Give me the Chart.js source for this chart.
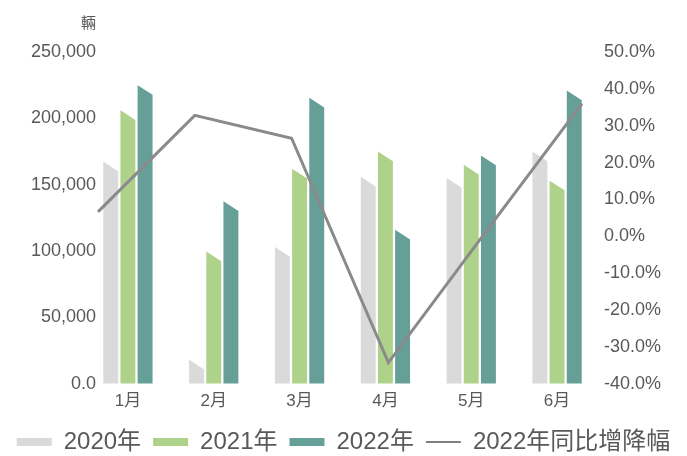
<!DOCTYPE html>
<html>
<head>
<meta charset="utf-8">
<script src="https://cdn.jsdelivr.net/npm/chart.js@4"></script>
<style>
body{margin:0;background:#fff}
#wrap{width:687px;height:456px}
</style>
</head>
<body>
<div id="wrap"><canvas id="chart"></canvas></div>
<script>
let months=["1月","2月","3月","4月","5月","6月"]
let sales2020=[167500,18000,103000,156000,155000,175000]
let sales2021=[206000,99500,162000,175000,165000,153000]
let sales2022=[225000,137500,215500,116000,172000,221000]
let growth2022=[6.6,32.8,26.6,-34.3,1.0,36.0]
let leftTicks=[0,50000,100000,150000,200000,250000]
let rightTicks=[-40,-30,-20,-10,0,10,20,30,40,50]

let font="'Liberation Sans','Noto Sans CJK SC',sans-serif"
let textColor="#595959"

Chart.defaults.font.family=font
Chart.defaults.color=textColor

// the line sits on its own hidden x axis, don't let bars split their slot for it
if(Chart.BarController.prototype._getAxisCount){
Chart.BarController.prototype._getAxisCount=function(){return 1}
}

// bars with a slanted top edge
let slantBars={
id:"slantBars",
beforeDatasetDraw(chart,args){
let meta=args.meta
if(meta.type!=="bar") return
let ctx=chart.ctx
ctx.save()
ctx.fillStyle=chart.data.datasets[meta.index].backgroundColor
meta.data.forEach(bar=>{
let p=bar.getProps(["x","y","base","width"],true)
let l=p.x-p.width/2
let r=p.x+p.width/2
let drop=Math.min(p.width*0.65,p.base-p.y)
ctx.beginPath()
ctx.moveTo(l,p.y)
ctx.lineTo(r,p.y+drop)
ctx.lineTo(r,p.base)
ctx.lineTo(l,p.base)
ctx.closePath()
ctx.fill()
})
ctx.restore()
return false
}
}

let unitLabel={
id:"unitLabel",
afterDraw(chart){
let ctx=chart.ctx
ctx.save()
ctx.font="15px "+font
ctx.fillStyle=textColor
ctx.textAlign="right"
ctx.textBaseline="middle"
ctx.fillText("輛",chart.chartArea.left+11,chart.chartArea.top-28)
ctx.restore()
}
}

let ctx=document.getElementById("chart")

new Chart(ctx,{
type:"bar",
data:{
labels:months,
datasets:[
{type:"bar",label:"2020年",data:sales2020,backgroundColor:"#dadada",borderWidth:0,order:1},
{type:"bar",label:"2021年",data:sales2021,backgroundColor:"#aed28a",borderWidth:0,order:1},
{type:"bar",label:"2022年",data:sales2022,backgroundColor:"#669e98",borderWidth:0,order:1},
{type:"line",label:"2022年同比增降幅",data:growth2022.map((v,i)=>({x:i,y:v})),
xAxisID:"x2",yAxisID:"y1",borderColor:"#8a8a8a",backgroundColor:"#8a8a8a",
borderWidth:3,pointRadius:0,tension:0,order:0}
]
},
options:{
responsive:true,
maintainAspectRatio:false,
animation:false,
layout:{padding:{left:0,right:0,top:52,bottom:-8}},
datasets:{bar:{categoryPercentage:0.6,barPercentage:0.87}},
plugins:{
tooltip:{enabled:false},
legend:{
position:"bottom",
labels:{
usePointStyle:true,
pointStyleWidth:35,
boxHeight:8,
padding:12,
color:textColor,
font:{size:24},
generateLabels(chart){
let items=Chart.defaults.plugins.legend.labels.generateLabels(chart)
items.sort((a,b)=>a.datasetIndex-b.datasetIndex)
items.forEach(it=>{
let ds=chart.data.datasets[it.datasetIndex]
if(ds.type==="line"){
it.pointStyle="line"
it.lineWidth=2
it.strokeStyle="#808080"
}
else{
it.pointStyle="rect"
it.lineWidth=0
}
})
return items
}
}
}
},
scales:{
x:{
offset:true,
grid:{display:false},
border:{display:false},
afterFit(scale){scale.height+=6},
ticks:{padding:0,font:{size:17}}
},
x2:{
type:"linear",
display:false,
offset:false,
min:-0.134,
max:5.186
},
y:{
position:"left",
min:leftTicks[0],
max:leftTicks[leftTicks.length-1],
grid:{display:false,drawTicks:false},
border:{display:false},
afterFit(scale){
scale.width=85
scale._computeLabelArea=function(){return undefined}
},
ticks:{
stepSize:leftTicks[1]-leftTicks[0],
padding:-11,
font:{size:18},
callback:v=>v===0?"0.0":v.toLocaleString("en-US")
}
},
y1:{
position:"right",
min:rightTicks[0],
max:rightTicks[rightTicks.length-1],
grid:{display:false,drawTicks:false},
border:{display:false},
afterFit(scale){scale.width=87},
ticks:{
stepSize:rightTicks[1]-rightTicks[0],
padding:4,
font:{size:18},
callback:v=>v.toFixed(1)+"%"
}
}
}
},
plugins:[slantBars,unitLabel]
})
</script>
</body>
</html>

_Given exercise_. Return to the listing above and set it down exactly, leaving out its pictures.

_Result of this task_.
Give me the Chart.js source for this chart.
<!DOCTYPE html>
<html>
<head>
<meta charset="utf-8">
<script src="https://cdn.jsdelivr.net/npm/chart.js@4"></script>
<style>
body{margin:0;background:#fff}
#wrap{width:687px;height:456px}
</style>
</head>
<body>
<div id="wrap"><canvas id="chart"></canvas></div>
<script>
let months=["1月","2月","3月","4月","5月","6月"]
let sales2020=[167500,18000,103000,156000,155000,175000]
let sales2021=[206000,99500,162000,175000,165000,153000]
let sales2022=[225000,137500,215500,116000,172000,221000]
let growth2022=[6.6,32.8,26.6,-34.3,1.0,36.0]
let leftTicks=[0,50000,100000,150000,200000,250000]
let rightTicks=[-40,-30,-20,-10,0,10,20,30,40,50]

let font="'Liberation Sans','Noto Sans CJK SC',sans-serif"
let textColor="#595959"

Chart.defaults.font.family=font
Chart.defaults.color=textColor

// the line sits on its own hidden x axis, don't let bars split their slot for it
if(Chart.BarController.prototype._getAxisCount){
Chart.BarController.prototype._getAxisCount=function(){return 1}
}

// bars with a slanted top edge
let slantBars={
id:"slantBars",
beforeDatasetDraw(chart,args){
let meta=args.meta
if(meta.type!=="bar") return
let ctx=chart.ctx
ctx.save()
ctx.fillStyle=chart.data.datasets[meta.index].backgroundColor
meta.data.forEach(bar=>{
let p=bar.getProps(["x","y","base","width"],true)
let l=p.x-p.width/2
let r=p.x+p.width/2
let drop=Math.min(p.width*0.65,p.base-p.y)
ctx.beginPath()
ctx.moveTo(l,p.y)
ctx.lineTo(r,p.y+drop)
ctx.lineTo(r,p.base)
ctx.lineTo(l,p.base)
ctx.closePath()
ctx.fill()
})
ctx.restore()
return false
}
}

let unitLabel={
id:"unitLabel",
afterDraw(chart){
let ctx=chart.ctx
ctx.save()
ctx.font="15px "+font
ctx.fillStyle=textColor
ctx.textAlign="right"
ctx.textBaseline="middle"
ctx.fillText("輛",chart.chartArea.left+11,chart.chartArea.top-28)
ctx.restore()
}
}

let ctx=document.getElementById("chart")

new Chart(ctx,{
type:"bar",
data:{
labels:months,
datasets:[
{type:"bar",label:"2020年",data:sales2020,backgroundColor:"#dadada",borderWidth:0,order:1},
{type:"bar",label:"2021年",data:sales2021,backgroundColor:"#aed28a",borderWidth:0,order:1},
{type:"bar",label:"2022年",data:sales2022,backgroundColor:"#669e98",borderWidth:0,order:1},
{type:"line",label:"2022年同比增降幅",data:growth2022.map((v,i)=>({x:i,y:v})),
xAxisID:"x2",yAxisID:"y1",borderColor:"#8a8a8a",backgroundColor:"#8a8a8a",
borderWidth:3,pointRadius:0,tension:0,order:0}
]
},
options:{
responsive:true,
maintainAspectRatio:false,
animation:false,
layout:{padding:{left:0,right:0,top:52,bottom:-8}},
datasets:{bar:{categoryPercentage:0.6,barPercentage:0.87}},
plugins:{
tooltip:{enabled:false},
legend:{
position:"bottom",
labels:{
usePointStyle:true,
pointStyleWidth:35,
boxHeight:8,
padding:12,
color:textColor,
font:{size:24},
generateLabels(chart){
let items=Chart.defaults.plugins.legend.labels.generateLabels(chart)
items.sort((a,b)=>a.datasetIndex-b.datasetIndex)
items.forEach(it=>{
let ds=chart.data.datasets[it.datasetIndex]
if(ds.type==="line"){
it.pointStyle="line"
it.lineWidth=2
it.strokeStyle="#808080"
}
else{
it.pointStyle="rect"
it.lineWidth=0
}
})
return items
}
}
}
},
scales:{
x:{
offset:true,
grid:{display:false},
border:{display:false},
afterFit(scale){scale.height+=6},
ticks:{padding:0,font:{size:17}}
},
x2:{
type:"linear",
display:false,
offset:false,
min:-0.134,
max:5.186
},
y:{
position:"left",
min:leftTicks[0],
max:leftTicks[leftTicks.length-1],
grid:{display:false,drawTicks:false},
border:{display:false},
afterFit(scale){
scale.width=85
scale._computeLabelArea=function(){return undefined}
},
ticks:{
stepSize:leftTicks[1]-leftTicks[0],
padding:-11,
font:{size:18},
callback:v=>v===0?"0.0":v.toLocaleString("en-US")
}
},
y1:{
position:"right",
min:rightTicks[0],
max:rightTicks[rightTicks.length-1],
grid:{display:false,drawTicks:false},
border:{display:false},
afterFit(scale){scale.width=87},
ticks:{
stepSize:rightTicks[1]-rightTicks[0],
padding:4,
font:{size:18},
callback:v=>v.toFixed(1)+"%"
}
}
}
},
plugins:[slantBars,unitLabel]
})
</script>
</body>
</html>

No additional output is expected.